▶ _Given instruction_
Please quote exactly the opening lines of the data, from the first line to the one where "321, 342, 364];" appears.

▶ _Given material_
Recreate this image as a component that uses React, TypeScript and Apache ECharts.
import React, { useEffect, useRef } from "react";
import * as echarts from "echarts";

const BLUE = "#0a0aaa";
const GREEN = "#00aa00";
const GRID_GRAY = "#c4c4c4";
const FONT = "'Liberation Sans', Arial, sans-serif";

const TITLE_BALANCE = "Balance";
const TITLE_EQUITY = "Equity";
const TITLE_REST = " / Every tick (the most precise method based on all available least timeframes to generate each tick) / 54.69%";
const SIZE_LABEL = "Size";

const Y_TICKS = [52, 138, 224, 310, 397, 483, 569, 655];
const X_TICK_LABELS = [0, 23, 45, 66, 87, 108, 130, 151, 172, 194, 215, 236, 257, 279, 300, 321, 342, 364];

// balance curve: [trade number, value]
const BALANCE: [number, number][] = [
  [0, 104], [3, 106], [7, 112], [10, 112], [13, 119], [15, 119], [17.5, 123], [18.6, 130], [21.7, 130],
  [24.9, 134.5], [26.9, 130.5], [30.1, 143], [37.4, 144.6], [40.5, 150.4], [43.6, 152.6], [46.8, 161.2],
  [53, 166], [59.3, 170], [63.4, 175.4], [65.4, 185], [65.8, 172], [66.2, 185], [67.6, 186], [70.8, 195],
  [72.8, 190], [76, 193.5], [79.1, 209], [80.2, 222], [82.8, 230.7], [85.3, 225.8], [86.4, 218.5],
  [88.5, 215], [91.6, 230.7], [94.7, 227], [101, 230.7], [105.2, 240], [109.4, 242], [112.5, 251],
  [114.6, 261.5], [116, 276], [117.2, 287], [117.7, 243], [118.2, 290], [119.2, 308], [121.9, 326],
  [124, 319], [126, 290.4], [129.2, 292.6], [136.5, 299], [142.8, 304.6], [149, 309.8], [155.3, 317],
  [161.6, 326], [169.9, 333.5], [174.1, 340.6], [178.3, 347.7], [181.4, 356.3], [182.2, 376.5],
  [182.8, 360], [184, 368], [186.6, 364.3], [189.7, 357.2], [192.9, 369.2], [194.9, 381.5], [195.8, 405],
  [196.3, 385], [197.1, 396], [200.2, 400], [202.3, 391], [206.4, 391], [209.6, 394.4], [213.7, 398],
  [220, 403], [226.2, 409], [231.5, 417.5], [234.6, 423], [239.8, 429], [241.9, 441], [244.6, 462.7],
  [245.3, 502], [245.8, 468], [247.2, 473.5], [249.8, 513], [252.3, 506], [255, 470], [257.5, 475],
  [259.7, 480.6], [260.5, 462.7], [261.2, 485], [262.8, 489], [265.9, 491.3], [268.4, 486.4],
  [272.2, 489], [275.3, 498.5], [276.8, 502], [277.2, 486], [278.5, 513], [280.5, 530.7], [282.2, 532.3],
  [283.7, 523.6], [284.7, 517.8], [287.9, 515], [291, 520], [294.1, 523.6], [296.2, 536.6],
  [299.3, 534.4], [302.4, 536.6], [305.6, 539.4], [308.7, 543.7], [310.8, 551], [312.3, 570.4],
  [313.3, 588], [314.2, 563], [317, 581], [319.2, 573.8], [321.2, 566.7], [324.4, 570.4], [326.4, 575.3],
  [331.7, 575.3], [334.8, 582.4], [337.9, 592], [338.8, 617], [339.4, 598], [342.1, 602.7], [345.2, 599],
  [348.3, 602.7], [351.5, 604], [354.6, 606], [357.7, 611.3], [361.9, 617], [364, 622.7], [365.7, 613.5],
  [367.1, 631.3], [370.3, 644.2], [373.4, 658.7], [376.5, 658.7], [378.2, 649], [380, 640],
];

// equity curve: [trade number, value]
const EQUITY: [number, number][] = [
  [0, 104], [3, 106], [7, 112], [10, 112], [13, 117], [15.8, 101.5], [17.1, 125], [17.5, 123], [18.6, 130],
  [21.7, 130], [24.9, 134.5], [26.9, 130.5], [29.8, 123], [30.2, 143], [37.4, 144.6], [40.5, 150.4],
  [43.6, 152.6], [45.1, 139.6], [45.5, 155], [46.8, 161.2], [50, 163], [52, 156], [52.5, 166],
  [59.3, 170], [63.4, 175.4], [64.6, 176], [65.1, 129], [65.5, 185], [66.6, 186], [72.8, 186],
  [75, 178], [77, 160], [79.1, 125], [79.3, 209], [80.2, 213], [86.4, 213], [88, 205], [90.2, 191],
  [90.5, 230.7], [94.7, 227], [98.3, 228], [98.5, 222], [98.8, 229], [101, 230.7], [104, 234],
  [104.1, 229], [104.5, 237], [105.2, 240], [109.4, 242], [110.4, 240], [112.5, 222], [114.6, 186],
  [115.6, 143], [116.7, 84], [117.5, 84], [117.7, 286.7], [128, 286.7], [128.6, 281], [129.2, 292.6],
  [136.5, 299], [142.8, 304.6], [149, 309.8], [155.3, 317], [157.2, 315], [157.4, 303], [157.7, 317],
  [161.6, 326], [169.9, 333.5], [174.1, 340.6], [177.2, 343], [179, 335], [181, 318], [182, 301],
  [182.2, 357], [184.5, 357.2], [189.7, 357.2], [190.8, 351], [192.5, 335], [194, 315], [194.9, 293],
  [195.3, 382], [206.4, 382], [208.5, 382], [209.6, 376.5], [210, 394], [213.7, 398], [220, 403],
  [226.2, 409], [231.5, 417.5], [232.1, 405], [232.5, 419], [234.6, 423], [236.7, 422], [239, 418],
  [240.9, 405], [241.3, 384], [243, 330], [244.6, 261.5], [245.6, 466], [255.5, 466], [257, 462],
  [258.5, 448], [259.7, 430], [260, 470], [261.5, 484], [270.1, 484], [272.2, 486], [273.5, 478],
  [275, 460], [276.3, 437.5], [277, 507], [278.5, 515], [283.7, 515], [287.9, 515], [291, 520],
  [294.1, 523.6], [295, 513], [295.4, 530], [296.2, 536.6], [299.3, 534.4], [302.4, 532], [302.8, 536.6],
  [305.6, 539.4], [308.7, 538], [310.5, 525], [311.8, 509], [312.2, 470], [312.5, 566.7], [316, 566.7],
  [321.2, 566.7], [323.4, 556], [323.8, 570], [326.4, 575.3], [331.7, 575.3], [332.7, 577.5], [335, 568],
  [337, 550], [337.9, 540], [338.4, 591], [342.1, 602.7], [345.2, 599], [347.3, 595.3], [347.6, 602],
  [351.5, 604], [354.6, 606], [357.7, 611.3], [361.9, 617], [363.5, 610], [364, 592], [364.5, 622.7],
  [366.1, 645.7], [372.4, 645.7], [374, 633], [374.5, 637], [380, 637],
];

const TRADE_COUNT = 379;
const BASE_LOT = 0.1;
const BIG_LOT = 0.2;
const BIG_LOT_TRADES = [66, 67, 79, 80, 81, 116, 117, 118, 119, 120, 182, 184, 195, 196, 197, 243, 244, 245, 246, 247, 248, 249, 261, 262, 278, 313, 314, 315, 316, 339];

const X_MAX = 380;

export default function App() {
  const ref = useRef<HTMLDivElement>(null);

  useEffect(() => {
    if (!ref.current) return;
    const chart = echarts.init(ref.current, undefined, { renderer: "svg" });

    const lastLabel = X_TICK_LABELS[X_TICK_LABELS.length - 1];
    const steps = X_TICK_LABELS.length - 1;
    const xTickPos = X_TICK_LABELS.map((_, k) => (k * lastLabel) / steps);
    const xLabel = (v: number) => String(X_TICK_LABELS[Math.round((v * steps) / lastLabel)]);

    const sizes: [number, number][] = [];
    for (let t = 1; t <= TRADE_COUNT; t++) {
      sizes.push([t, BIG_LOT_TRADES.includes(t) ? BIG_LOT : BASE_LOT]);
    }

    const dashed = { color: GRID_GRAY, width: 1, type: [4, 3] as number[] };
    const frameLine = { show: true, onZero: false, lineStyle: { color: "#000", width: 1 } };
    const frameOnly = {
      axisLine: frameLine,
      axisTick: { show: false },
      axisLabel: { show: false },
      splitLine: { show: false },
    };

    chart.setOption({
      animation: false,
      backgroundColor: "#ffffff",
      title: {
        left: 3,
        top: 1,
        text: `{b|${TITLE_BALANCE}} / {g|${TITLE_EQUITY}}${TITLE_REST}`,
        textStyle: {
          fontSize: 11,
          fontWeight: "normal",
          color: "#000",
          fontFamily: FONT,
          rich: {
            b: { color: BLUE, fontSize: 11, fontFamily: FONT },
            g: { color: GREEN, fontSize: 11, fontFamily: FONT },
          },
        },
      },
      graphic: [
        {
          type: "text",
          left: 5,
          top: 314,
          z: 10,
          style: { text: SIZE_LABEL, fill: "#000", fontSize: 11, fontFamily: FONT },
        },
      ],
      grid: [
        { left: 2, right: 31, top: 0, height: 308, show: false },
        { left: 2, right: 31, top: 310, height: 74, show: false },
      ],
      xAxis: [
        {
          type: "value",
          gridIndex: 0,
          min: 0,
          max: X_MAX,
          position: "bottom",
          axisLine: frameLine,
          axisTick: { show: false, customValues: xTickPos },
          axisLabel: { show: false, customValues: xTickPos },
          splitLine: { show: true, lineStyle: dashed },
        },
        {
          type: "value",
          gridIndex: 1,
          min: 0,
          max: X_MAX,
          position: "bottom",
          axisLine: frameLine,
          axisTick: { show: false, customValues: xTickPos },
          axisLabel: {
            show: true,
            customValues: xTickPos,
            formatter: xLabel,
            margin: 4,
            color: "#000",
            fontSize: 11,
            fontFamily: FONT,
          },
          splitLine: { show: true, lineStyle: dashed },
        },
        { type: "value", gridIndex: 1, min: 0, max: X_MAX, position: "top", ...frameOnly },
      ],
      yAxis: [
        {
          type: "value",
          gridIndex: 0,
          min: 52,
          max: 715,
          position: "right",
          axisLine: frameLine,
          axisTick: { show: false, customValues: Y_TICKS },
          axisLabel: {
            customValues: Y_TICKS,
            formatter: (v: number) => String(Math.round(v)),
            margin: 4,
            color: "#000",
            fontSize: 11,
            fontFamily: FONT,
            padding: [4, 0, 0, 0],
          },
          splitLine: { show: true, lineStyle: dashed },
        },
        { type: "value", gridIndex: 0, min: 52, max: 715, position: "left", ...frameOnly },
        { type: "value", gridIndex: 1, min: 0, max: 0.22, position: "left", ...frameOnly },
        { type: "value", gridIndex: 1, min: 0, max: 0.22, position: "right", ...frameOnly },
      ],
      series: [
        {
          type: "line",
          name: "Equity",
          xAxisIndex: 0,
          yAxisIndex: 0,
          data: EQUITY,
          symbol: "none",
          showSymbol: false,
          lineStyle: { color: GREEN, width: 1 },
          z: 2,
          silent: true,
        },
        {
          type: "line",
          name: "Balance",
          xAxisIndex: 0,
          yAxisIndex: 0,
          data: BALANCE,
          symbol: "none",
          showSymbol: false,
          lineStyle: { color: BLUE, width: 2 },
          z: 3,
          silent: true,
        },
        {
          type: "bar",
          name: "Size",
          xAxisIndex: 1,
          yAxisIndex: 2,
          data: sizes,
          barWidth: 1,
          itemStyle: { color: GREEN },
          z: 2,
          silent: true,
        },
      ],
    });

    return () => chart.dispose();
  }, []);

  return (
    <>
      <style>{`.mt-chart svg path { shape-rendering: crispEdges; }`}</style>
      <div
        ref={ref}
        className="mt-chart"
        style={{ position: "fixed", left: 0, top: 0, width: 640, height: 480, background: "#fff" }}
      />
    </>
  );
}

▶ _Task answer_
Recreate this image as a component that uses React, TypeScript and Apache ECharts.
import React, { useEffect, useRef } from "react";
import * as echarts from "echarts";

const BLUE = "#0a0aaa";
const GREEN = "#00aa00";
const GRID_GRAY = "#c4c4c4";
const FONT = "'Liberation Sans', Arial, sans-serif";

const TITLE_BALANCE = "Balance";
const TITLE_EQUITY = "Equity";
const TITLE_REST = " / Every tick (the most precise method based on all available least timeframes to generate each tick) / 54.69%";
const SIZE_LABEL = "Size";

const Y_TICKS = [52, 138, 224, 310, 397, 483, 569, 655];
const X_TICK_LABELS = [0, 23, 45, 66, 87, 108, 130, 151, 172, 194, 215, 236, 257, 279, 300, 321, 342, 364];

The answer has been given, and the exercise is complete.